Готовя эту публикацию, я сделала выписки, выбрав те мысли поэта, которые показались мне наиболее глубокими, выстраданными и значительными, дополнительными штрихами к портрету и биографии Алексея Прасолова – человека и философа. Позволила себе дать лишь краткие заголовки тех Истин, которыми мимоходом так щедро одарил автор писем своего адресата.

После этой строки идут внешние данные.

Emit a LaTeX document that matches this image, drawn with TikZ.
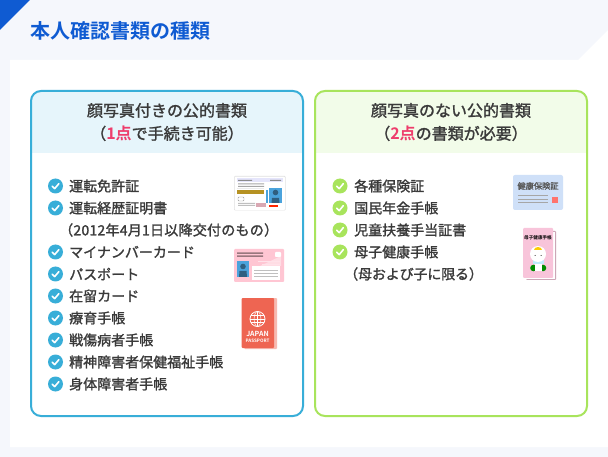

Из писем А.Т. Прасолова Г.В. Лобацевич
«Живое напряжение»
«Как ни скупа жизнь на внешние впечатления, внутри у меня всё время какое-то живое напряжение. А это хорошо для дела. У меня так обычно: какое-то беспокойное, глубинное брожение, раздумье, мелькание лиц, деталей, моментов, среди этого – чтение, копание и т.д. А потом – всё к дьяволу – книги, размышления, захватит, и тогда дело идёт. Самая лучшая дорогая пора».
(23.01.1963)
О грамоте
«Я с пяти лет научился грамоте, а матери не пришлось, хоть и я после пробовал научить».
(28.02.1963)
«С чего началась родина»
«Пишу Вам сразу после получения. Сейчас отбой и, слава богу, спокойно.
Только что вернулся с радио. Читаю для всех роман «Сильные духом» – о партизанах. Шлифую дикцию – пригодится. Между делом возобновляю своё старинное, с детства тянувшее, ещё до стихов, рисование. Представьте, дома у матери, на потемневшей фанере сохранилась моя небольшая, сделанная акварелью картина «Битва на поле Куликовом», – нарисовал её, как сейчас помню, в июле 1942 года, в сарае, куда нас с мамой выгнали немцы. Помню, ночевал у нас тогда учитель – беженец из Москвы, посмотрел на моих татар, лошадей и говорит: «В моём классе ни один ученик так не нарисует». Это, конечно, было радостно и грустно: не было ни красок, ни людей, которые помогли бы овладеть техникой. И тогда меня стало манить слово. И чем дальше – больше. Так и осталось.
При немцах нельзя было рисовать с натуры самолёты, танки, солдат. Для этого нужно было рисовать против души: немецкие бомбят, наши горят.
Приходилось выдумывать. К богатырям, к витязям и татарам не придирались – для них это тёмная история, чужая и непонятная им. А для меня с этого и началась, наверное, родина…»
(06.02.1963)
О совести
«Совесть-то у меня живая, куда от неё денешься. Она суровей всех прокуроров, и перед ней ни одного защитника. Конец неволи положит, видно, само время, и я так настроен с самого начала».
(15.06.1963)
«Иду спать с Достоевским»
«Письмо отправить смогу лишь послезавтра. Завтра же самый длинный день, воскресенье. Обещают кино, в 11 часов. Отбой. Иду спать с Достоевским. Он тяжёлый, порою страшно, но я его не боюсь. Душа как-то выше этих человеческих ужасов жизни.
А раньше я легко поддавался силе жестоко-правдивых книг. Мужаем, наверное».
(15.06.1963)
«Моя литературная копилка и судилище»
«Выполняю свой литературный план. Завёл новую общую тетрадь – 1963 год. Уже одним стихом открыл её, два очередные в работе. Делаю часа два-три утром и – ночью после того, как пробьют отбой. Буду периодически отсылать Инне всё, что выйдет серьёзным.
У неё – моя литературная копилка и судилище».
(10.01.1963)
«Выйти не с пустыми руками»
...Начальник за нашу работу в Управлении получил благодарность. Колония молодая, а идеологическая работа – на высоте. Только радости от этого нет. Даже благодарность – ни к чему. Ладно. Если бы произошло какое-либо всеобщее изменение, тогда только можно рассчитывать на что-либо.
Главное для меня выйти отсюда не с пустыми руками, а выросшим. А там своё возьму».
(15.06.1963)
«Увидеть своё»
«Я в своих писаниях не гонюсь, как и прежде, за яркой модой, бьюсь над тем, чтобы очистить всё от налётного и увидеть своё».